インフォメーション 〜time now〜



 心地良い秋風が吹き抜ける秋天の頃、皆様はいかがお過ごしでしょうか。

 私の所属しております、どんぐりの杜クリニックでは、発達障害をもつお子さんを対象に療育を行っております。新型コロナウイルス感染拡大により2020年2月27日に休校要請が発表されて以来、子どもたちは学校に登校できず、そのまま卒園、卒業、進級を迎えることになりました。また、部活の公式戦や修学旅行など一生に一度しかない大切な行事も変更や中止となり、やりきれない気持ちや悲しみ、喪失感など精神的ストレスを負った子どもさんたちも大勢いると思います。どんぐりの杜クリニックに通院されているお子さんの中にも、普段より落ち着きがなくなり、発散できない苛立ちで癇癪が増えたお子さんがたくさんいます。変化していく世の中に大人でも不安や戸惑いが隠せない中、小さな子どもさんたちの精神ケアは必至だと思われます。
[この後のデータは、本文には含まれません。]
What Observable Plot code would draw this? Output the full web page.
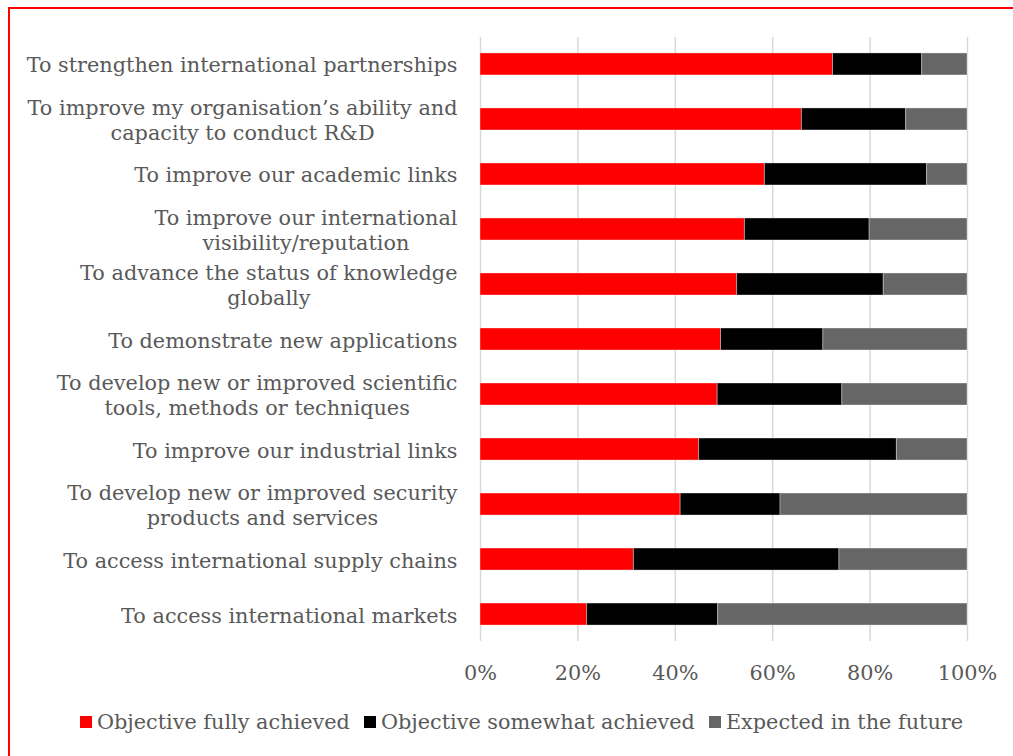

 エリクソンが提唱する発達段階の中に、遊戯期や学童期に獲得しておかなければならないと言われている積極性や勤勉性は、学生時代に経験するテストや部活動、文化祭や運動会などの学校行事が大きな要になると思います。その大切な行事が中止となることで、何かを成し遂げる体験や、誰かと何かに協力し合うことで学ぶべき人との関わりの大切さなどを、十分に経験、獲得できないまま、結果的にアイデンティティの形成に繋がらない大人が増えていくのではないでしょうか。

 感染予防の観点から安全を考えると仕方のない状況ではありますが、何もかも中止にすることだけが正解ではなく、どのように工夫をして経験させてあげられるのかを私たち大人が考えていくことも大切だと思います。最近では、近隣の小中学校から運動会の応援歌や太鼓の音が聞こえてきます。今年は、時間短縮で開催される運動会について、療育の中でも活き活きとした子どもさんたちの表情に救われています。私も作業療法士として、一人の大人として新しいスタートラインに立ち、今私ができることを考えて日々取り組み、子どもさんたちの未来に繋がる社会を作っていきたいと思います。